**INSTRUCTION:**
Drop the images; return everything else in the listing below exactly.

· · · · ·

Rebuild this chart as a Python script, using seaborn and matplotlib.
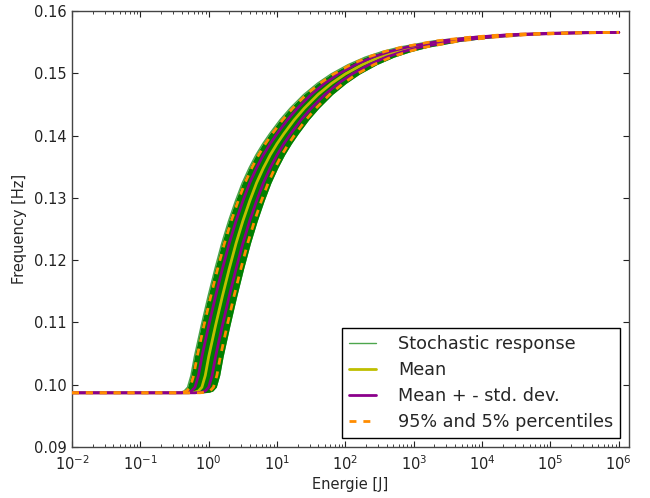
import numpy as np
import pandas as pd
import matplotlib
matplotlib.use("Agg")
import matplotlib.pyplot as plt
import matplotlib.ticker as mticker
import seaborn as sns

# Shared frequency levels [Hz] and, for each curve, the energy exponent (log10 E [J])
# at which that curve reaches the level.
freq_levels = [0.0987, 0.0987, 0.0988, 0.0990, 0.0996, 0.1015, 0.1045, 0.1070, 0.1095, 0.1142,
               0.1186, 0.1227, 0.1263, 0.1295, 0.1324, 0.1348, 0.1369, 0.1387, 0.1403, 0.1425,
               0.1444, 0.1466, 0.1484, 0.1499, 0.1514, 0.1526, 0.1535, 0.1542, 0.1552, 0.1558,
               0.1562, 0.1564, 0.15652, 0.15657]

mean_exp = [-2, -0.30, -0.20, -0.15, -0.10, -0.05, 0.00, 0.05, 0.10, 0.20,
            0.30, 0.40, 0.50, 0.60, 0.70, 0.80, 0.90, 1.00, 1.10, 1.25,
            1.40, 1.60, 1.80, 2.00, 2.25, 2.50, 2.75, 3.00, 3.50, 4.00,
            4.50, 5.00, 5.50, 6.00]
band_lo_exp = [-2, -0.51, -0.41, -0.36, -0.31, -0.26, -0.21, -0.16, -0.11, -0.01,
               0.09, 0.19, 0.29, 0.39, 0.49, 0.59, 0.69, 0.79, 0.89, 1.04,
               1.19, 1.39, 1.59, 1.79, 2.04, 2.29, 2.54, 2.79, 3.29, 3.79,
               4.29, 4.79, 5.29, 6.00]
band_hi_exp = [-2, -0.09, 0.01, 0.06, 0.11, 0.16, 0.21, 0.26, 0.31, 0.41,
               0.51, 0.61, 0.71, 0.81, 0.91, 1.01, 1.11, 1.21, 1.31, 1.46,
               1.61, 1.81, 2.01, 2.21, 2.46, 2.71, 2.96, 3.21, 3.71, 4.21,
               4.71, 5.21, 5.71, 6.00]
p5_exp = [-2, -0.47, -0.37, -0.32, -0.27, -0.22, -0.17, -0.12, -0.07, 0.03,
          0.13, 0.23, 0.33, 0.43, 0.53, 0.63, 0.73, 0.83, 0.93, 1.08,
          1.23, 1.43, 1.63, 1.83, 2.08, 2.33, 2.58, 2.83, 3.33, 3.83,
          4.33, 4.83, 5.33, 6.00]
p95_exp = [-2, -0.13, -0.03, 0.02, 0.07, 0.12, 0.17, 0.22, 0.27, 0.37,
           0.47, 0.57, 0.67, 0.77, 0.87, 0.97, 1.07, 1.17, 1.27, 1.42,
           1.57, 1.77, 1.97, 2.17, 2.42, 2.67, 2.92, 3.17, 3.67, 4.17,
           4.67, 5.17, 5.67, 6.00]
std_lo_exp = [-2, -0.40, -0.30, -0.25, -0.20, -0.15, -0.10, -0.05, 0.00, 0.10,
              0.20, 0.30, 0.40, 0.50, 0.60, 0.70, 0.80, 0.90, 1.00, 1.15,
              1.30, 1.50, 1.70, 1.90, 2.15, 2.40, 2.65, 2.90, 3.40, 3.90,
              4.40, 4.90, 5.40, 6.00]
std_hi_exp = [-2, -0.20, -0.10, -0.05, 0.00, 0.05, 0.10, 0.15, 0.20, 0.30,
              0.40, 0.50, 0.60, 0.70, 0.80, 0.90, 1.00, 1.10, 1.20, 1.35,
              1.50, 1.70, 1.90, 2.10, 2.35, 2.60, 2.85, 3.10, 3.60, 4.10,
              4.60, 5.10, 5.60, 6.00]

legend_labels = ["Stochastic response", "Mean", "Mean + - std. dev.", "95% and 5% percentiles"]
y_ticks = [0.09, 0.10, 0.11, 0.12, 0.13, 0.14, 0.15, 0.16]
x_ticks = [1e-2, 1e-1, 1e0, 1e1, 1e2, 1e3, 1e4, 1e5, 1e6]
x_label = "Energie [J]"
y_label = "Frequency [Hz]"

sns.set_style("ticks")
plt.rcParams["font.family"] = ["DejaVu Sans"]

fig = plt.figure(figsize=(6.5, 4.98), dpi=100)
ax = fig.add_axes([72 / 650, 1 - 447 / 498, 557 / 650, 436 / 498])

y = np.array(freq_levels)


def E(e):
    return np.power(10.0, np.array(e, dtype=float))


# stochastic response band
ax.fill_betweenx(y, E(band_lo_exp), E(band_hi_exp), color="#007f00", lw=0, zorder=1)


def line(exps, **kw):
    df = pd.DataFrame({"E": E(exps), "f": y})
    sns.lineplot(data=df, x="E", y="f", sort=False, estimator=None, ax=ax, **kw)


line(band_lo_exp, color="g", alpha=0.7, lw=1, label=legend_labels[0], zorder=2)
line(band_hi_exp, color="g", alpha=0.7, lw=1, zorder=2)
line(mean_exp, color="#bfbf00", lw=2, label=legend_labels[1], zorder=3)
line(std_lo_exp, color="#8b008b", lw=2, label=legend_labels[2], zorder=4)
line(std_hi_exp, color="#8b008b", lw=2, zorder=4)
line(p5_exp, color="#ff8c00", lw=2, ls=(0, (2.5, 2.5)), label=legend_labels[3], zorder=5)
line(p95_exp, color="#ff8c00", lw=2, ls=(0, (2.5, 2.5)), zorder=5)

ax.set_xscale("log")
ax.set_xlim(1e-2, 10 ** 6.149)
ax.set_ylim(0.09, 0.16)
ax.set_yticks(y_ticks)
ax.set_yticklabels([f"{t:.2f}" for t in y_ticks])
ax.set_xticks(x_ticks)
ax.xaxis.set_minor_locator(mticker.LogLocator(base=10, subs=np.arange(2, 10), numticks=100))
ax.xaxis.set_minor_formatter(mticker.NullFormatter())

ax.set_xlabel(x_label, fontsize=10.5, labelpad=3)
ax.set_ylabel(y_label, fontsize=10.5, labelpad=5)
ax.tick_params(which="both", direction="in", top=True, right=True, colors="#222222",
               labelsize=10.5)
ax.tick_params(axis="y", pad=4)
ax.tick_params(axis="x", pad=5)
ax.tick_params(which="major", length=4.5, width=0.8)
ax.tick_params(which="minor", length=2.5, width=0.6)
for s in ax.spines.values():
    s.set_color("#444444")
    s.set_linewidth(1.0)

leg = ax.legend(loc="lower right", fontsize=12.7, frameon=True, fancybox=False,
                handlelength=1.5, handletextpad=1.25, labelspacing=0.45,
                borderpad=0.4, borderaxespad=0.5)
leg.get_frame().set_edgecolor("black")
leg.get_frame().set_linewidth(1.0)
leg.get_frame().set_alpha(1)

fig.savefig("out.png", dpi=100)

· · · · ·

**RESULT BELOW:**
Rebuild this chart as a Python script, using seaborn and matplotlib.
import numpy as np
import pandas as pd
import matplotlib
matplotlib.use("Agg")
import matplotlib.pyplot as plt
import matplotlib.ticker as mticker
import seaborn as sns

# Shared frequency levels [Hz] and, for each curve, the energy exponent (log10 E [J])
# at which that curve reaches the level.
freq_levels = [0.0987, 0.0987, 0.0988, 0.0990, 0.0996, 0.1015, 0.1045, 0.1070, 0.1095, 0.1142,
               0.1186, 0.1227, 0.1263, 0.1295, 0.1324, 0.1348, 0.1369, 0.1387, 0.1403, 0.1425,
               0.1444, 0.1466, 0.1484, 0.1499, 0.1514, 0.1526, 0.1535, 0.1542, 0.1552, 0.1558,
               0.1562, 0.1564, 0.15652, 0.15657]

mean_exp = [-2, -0.30, -0.20, -0.15, -0.10, -0.05, 0.00, 0.05, 0.10, 0.20,
            0.30, 0.40, 0.50, 0.60, 0.70, 0.80, 0.90, 1.00, 1.10, 1.25,
            1.40, 1.60, 1.80, 2.00, 2.25, 2.50, 2.75, 3.00, 3.50, 4.00,
            4.50, 5.00, 5.50, 6.00]
band_lo_exp = [-2, -0.51, -0.41, -0.36, -0.31, -0.26, -0.21, -0.16, -0.11, -0.01,
               0.09, 0.19, 0.29, 0.39, 0.49, 0.59, 0.69, 0.79, 0.89, 1.04,
               1.19, 1.39, 1.59, 1.79, 2.04, 2.29, 2.54, 2.79, 3.29, 3.79,
               4.29, 4.79, 5.29, 6.00]
band_hi_exp = [-2, -0.09, 0.01, 0.06, 0.11, 0.16, 0.21, 0.26, 0.31, 0.41,
               0.51, 0.61, 0.71, 0.81, 0.91, 1.01, 1.11, 1.21, 1.31, 1.46,
               1.61, 1.81, 2.01, 2.21, 2.46, 2.71, 2.96, 3.21, 3.71, 4.21,
               4.71, 5.21, 5.71, 6.00]
p5_exp = [-2, -0.47, -0.37, -0.32, -0.27, -0.22, -0.17, -0.12, -0.07, 0.03,
          0.13, 0.23, 0.33, 0.43, 0.53, 0.63, 0.73, 0.83, 0.93, 1.08,
          1.23, 1.43, 1.63, 1.83, 2.08, 2.33, 2.58, 2.83, 3.33, 3.83,
          4.33, 4.83, 5.33, 6.00]
p95_exp = [-2, -0.13, -0.03, 0.02, 0.07, 0.12, 0.17, 0.22, 0.27, 0.37,
           0.47, 0.57, 0.67, 0.77, 0.87, 0.97, 1.07, 1.17, 1.27, 1.42,
           1.57, 1.77, 1.97, 2.17, 2.42, 2.67, 2.92, 3.17, 3.67, 4.17,
           4.67, 5.17, 5.67, 6.00]
std_lo_exp = [-2, -0.40, -0.30, -0.25, -0.20, -0.15, -0.10, -0.05, 0.00, 0.10,
              0.20, 0.30, 0.40, 0.50, 0.60, 0.70, 0.80, 0.90, 1.00, 1.15,
              1.30, 1.50, 1.70, 1.90, 2.15, 2.40, 2.65, 2.90, 3.40, 3.90,
              4.40, 4.90, 5.40, 6.00]
std_hi_exp = [-2, -0.20, -0.10, -0.05, 0.00, 0.05, 0.10, 0.15, 0.20, 0.30,
              0.40, 0.50, 0.60, 0.70, 0.80, 0.90, 1.00, 1.10, 1.20, 1.35,
              1.50, 1.70, 1.90, 2.10, 2.35, 2.60, 2.85, 3.10, 3.60, 4.10,
              4.60, 5.10, 5.60, 6.00]

legend_labels = ["Stochastic response", "Mean", "Mean + - std. dev.", "95% and 5% percentiles"]
y_ticks = [0.09, 0.10, 0.11, 0.12, 0.13, 0.14, 0.15, 0.16]
x_ticks = [1e-2, 1e-1, 1e0, 1e1, 1e2, 1e3, 1e4, 1e5, 1e6]
x_label = "Energie [J]"
y_label = "Frequency [Hz]"

sns.set_style("ticks")
plt.rcParams["font.family"] = ["DejaVu Sans"]

fig = plt.figure(figsize=(6.5, 4.98), dpi=100)
ax = fig.add_axes([72 / 650, 1 - 447 / 498, 557 / 650, 436 / 498])

y = np.array(freq_levels)


def E(e):
    return np.power(10.0, np.array(e, dtype=float))


# stochastic response band
ax.fill_betweenx(y, E(band_lo_exp), E(band_hi_exp), color="#007f00", lw=0, zorder=1)


def line(exps, **kw):
    df = pd.DataFrame({"E": E(exps), "f": y})
    sns.lineplot(data=df, x="E", y="f", sort=False, estimator=None, ax=ax, **kw)


line(band_lo_exp, color="g", alpha=0.7, lw=1, label=legend_labels[0], zorder=2)
line(band_hi_exp, color="g", alpha=0.7, lw=1, zorder=2)
line(mean_exp, color="#bfbf00", lw=2, label=legend_labels[1], zorder=3)
line(std_lo_exp, color="#8b008b", lw=2, label=legend_labels[2], zorder=4)
line(std_hi_exp, color="#8b008b", lw=2, zorder=4)
line(p5_exp, color="#ff8c00", lw=2, ls=(0, (2.5, 2.5)), label=legend_labels[3], zorder=5)
line(p95_exp, color="#ff8c00", lw=2, ls=(0, (2.5, 2.5)), zorder=5)

ax.set_xscale("log")
ax.set_xlim(1e-2, 10 ** 6.149)
ax.set_ylim(0.09, 0.16)
ax.set_yticks(y_ticks)
ax.set_yticklabels([f"{t:.2f}" for t in y_ticks])
ax.set_xticks(x_ticks)
ax.xaxis.set_minor_locator(mticker.LogLocator(base=10, subs=np.arange(2, 10), numticks=100))
ax.xaxis.set_minor_formatter(mticker.NullFormatter())

ax.set_xlabel(x_label, fontsize=10.5, labelpad=3)
ax.set_ylabel(y_label, fontsize=10.5, labelpad=5)
ax.tick_params(which="both", direction="in", top=True, right=True, colors="#222222",
               labelsize=10.5)
ax.tick_params(axis="y", pad=4)
ax.tick_params(axis="x", pad=5)
ax.tick_params(which="major", length=4.5, width=0.8)
ax.tick_params(which="minor", length=2.5, width=0.6)
for s in ax.spines.values():
    s.set_color("#444444")
    s.set_linewidth(1.0)

leg = ax.legend(loc="lower right", fontsize=12.7, frameon=True, fancybox=False,
                handlelength=1.5, handletextpad=1.25, labelspacing=0.45,
                borderpad=0.4, borderaxespad=0.5)
leg.get_frame().set_edgecolor("black")
leg.get_frame().set_linewidth(1.0)
leg.get_frame().set_alpha(1)

fig.savefig("out.png", dpi=100)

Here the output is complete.